From the series Myth Busters
This is probably the very worst myth of the lot. It's been roundly disproved over and over again, yet it still gets parroted all the time. A more thorough understanding of how the PHP runtime works demonstrates that this is patently nonsensical.
How does the PHP runtime work?
When a PHP script runs, there are two main phases. First of all, the PHP compiler compiles the script to bytecode. This is broken into three sub-phases:
- Compilation into bytecode
Next, the PHP interpreter executes the compiled bytecode. So, what gets executed by the PHP interpreter itself isn't actually the PHP code itself, but rather the bytecode created by the compiler.

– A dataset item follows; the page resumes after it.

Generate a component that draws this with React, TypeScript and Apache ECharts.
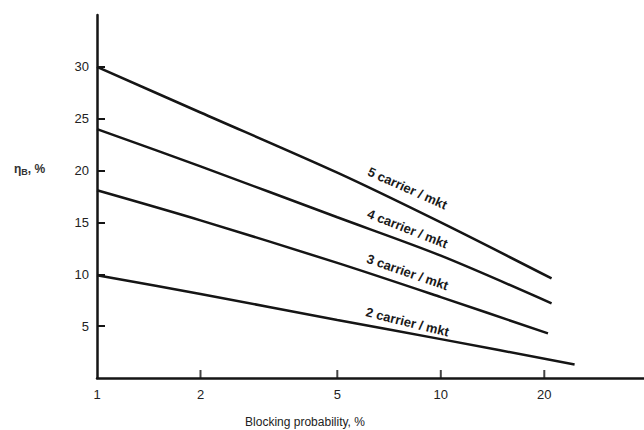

As such, by the time the bytecode gets executed, it's already been through the tokenization step, which is the only place where there is any difference at all between single and double quotes. Any actual difference in the execution speed of the tokenization step is only going to become apparent in artificial benchmarks that work with absurdly large strings.
Over a decade ago, Nikita Popov wrote an article dispelling this idea. Nikita has done more work on the internals of PHP than just about anyone else on the planet, so he's better placed than anyone else alive to say conclusively whether this matters or not. And that was written before the opcode cache became available by default in PHP 5.5.
Just for fun, I tried running Nikita's benchmark script for the compile step from the above link, with the following results:
Single quotes: 0.036855936050415 seconds
Double quotes: 0.029114961624146 seconds
As you can see, the figure for double quotes was actually slightly faster than the figure for single quotes. Now, bear in mind that the performance of the PHP runtime has changed a lot in the decade and a bit since that post was written, and many things are far more performant than they were, not to mention the improvements in the hardware I'm using (in addition to the usual improvements in hardware of over a decade, my Mac Mini uses Apple silicon, which is noticeably faster at some tasks). However, this benchmark is very artificial and doesn't reflect real-world performance, and the numbers are marginal enough that they really don't make enough difference to be worth worrying about. And running the benchmark as a command line script means that the opcode cache won't be a factor.
What was that about the opcode cache?
The opcode cache, when enabled, means that the compiled bytecode is cached for future use. Since, as noted above, the only place strings created using single and double quotes differ at all is in the tokenization step, then once the bytecode has been cached, there is no possible difference in performance after a file has been compiled to bytecode, since two otherwise identical strings that use single and double quotes end up as identical bytecode.
The only times where it may not make sense to use the opcode cache (apart from when executing commands directly from the CLI) is in a shared hosting environment where it's typically not available. This, along with other issues, including the support for .htaccess, is a good reason to give shared hosting a wide berth if you care about application performance.
In short, the choice of single or double quotes almost certainly isn't a factor in the speed of your application, and can't possibly be if you're using the opcode cache (which you should be).